Write out each line exactly as given. Leave the pictures out of your copy.

++++++++++++++++++++

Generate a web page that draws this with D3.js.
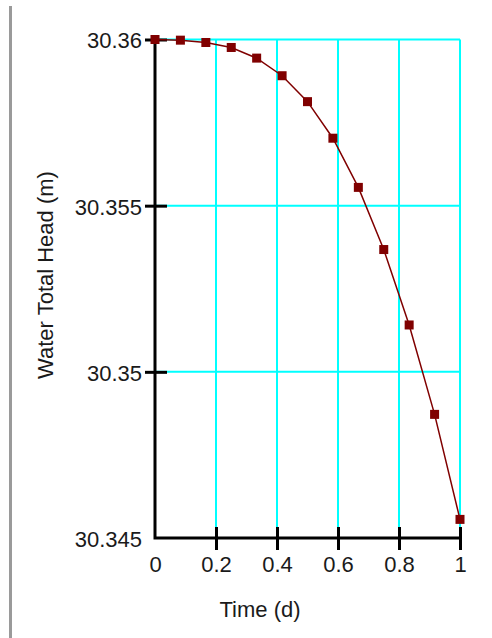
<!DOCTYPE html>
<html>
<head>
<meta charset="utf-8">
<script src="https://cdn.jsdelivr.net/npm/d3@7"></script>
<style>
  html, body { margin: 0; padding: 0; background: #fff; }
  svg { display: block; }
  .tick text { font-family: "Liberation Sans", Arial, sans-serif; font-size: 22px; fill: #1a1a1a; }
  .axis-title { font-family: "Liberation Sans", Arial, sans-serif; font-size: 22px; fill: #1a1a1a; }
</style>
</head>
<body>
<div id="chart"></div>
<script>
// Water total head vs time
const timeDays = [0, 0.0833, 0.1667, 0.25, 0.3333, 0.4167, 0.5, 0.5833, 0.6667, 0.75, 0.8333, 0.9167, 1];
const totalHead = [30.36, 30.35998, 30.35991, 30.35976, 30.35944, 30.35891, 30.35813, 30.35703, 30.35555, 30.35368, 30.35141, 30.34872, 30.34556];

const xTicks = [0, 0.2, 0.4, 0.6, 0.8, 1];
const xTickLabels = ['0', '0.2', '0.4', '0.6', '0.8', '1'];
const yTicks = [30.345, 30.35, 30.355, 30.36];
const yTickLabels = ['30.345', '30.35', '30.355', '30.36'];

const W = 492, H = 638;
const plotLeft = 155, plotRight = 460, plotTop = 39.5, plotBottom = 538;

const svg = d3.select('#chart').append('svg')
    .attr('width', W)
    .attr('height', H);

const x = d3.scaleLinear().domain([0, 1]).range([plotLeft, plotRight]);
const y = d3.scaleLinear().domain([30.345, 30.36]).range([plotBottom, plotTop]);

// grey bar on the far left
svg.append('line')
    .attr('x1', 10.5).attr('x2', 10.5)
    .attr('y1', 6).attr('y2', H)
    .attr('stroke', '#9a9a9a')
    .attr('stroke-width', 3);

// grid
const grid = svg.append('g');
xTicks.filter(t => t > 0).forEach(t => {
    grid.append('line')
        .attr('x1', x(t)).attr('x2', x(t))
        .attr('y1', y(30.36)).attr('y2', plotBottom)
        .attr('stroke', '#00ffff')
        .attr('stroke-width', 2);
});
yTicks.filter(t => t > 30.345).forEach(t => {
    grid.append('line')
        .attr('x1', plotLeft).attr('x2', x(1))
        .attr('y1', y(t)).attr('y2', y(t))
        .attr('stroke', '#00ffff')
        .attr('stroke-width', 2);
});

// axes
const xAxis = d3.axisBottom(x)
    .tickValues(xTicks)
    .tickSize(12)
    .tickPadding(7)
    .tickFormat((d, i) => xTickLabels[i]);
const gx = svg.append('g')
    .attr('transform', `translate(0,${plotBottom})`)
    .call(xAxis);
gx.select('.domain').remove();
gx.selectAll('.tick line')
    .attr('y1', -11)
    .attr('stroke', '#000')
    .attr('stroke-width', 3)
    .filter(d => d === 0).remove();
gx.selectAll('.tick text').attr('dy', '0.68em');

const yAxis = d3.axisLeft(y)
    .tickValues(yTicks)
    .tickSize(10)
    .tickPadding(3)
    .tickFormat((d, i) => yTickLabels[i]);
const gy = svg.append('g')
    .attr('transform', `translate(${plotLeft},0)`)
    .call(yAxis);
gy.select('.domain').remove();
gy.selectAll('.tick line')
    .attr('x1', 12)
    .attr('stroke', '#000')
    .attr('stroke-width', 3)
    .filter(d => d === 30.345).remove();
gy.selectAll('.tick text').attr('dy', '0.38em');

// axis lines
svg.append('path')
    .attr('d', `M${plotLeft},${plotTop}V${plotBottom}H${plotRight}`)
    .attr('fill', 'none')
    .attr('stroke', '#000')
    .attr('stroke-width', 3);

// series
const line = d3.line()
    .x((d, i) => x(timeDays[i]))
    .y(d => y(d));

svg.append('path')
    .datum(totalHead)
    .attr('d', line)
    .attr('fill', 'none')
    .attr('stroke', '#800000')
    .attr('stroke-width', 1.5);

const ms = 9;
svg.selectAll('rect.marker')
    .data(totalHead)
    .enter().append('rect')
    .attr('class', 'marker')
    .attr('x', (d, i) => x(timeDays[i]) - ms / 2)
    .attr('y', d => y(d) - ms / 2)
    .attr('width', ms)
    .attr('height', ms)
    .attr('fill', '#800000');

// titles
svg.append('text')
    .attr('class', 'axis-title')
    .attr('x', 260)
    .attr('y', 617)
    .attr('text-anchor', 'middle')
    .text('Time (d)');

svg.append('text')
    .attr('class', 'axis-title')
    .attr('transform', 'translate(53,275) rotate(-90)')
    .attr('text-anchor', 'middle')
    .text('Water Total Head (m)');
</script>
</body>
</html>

++++++++++++++++++++

| RESULT FOR THIS TASK |
Generate a web page that draws this with D3.js.
<!DOCTYPE html>
<html>
<head>
<meta charset="utf-8">
<script src="https://cdn.jsdelivr.net/npm/d3@7"></script>
<style>
  html, body { margin: 0; padding: 0; background: #fff; }
  svg { display: block; }
  .tick text { font-family: "Liberation Sans", Arial, sans-serif; font-size: 22px; fill: #1a1a1a; }
  .axis-title { font-family: "Liberation Sans", Arial, sans-serif; font-size: 22px; fill: #1a1a1a; }
</style>
</head>
<body>
<div id="chart"></div>
<script>
// Water total head vs time
const timeDays = [0, 0.0833, 0.1667, 0.25, 0.3333, 0.4167, 0.5, 0.5833, 0.6667, 0.75, 0.8333, 0.9167, 1];
const totalHead = [30.36, 30.35998, 30.35991, 30.35976, 30.35944, 30.35891, 30.35813, 30.35703, 30.35555, 30.35368, 30.35141, 30.34872, 30.34556];

const xTicks = [0, 0.2, 0.4, 0.6, 0.8, 1];
const xTickLabels = ['0', '0.2', '0.4', '0.6', '0.8', '1'];
const yTicks = [30.345, 30.35, 30.355, 30.36];
const yTickLabels = ['30.345', '30.35', '30.355', '30.36'];

const W = 492, H = 638;
const plotLeft = 155, plotRight = 460, plotTop = 39.5, plotBottom = 538;

const svg = d3.select('#chart').append('svg')
    .attr('width', W)
    .attr('height', H);

const x = d3.scaleLinear().domain([0, 1]).range([plotLeft, plotRight]);
const y = d3.scaleLinear().domain([30.345, 30.36]).range([plotBottom, plotTop]);

// grey bar on the far left
svg.append('line')
    .attr('x1', 10.5).attr('x2', 10.5)
    .attr('y1', 6).attr('y2', H)
    .attr('stroke', '#9a9a9a')
    .attr('stroke-width', 3);

// grid
const grid = svg.append('g');
xTicks.filter(t => t > 0).forEach(t => {
    grid.append('line')
        .attr('x1', x(t)).attr('x2', x(t))
        .attr('y1', y(30.36)).attr('y2', plotBottom)
        .attr('stroke', '#00ffff')
        .attr('stroke-width', 2);
});
yTicks.filter(t => t > 30.345).forEach(t => {
    grid.append('line')
        .attr('x1', plotLeft).attr('x2', x(1))
        .attr('y1', y(t)).attr('y2', y(t))
        .attr('stroke', '#00ffff')
        .attr('stroke-width', 2);
});

// axes
const xAxis = d3.axisBottom(x)
    .tickValues(xTicks)
    .tickSize(12)
    .tickPadding(7)
    .tickFormat((d, i) => xTickLabels[i]);
const gx = svg.append('g')
    .attr('transform', `translate(0,${plotBottom})`)
    .call(xAxis);
gx.select('.domain').remove();
gx.selectAll('.tick line')
    .attr('y1', -11)
    .attr('stroke', '#000')
    .attr('stroke-width', 3)
    .filter(d => d === 0).remove();
gx.selectAll('.tick text').attr('dy', '0.68em');

const yAxis = d3.axisLeft(y)
    .tickValues(yTicks)
    .tickSize(10)
    .tickPadding(3)
    .tickFormat((d, i) => yTickLabels[i]);
const gy = svg.append('g')
    .attr('transform', `translate(${plotLeft},0)`)
    .call(yAxis);
gy.select('.domain').remove();
gy.selectAll('.tick line')
    .attr('x1', 12)
    .attr('stroke', '#000')
    .attr('stroke-width', 3)
    .filter(d => d === 30.345).remove();
gy.selectAll('.tick text').attr('dy', '0.38em');

// axis lines
svg.append('path')
    .attr('d', `M${plotLeft},${plotTop}V${plotBottom}H${plotRight}`)
    .attr('fill', 'none')
    .attr('stroke', '#000')
    .attr('stroke-width', 3);

// series
const line = d3.line()
    .x((d, i) => x(timeDays[i]))
    .y(d => y(d));

svg.append('path')
    .datum(totalHead)
    .attr('d', line)
    .attr('fill', 'none')
    .attr('stroke', '#800000')
    .attr('stroke-width', 1.5);

const ms = 9;
svg.selectAll('rect.marker')
    .data(totalHead)
    .enter().append('rect')
    .attr('class', 'marker')
    .attr('x', (d, i) => x(timeDays[i]) - ms / 2)
    .attr('y', d => y(d) - ms / 2)
    .attr('width', ms)
    .attr('height', ms)
    .attr('fill', '#800000');

// titles
svg.append('text')
    .attr('class', 'axis-title')
    .attr('x', 260)
    .attr('y', 617)
    .attr('text-anchor', 'middle')
    .text('Time (d)');

svg.append('text')
    .attr('class', 'axis-title')
    .attr('transform', 'translate(53,275) rotate(-90)')
    .attr('text-anchor', 'middle')
    .text('Water Total Head (m)');
</script>
</body>
</html>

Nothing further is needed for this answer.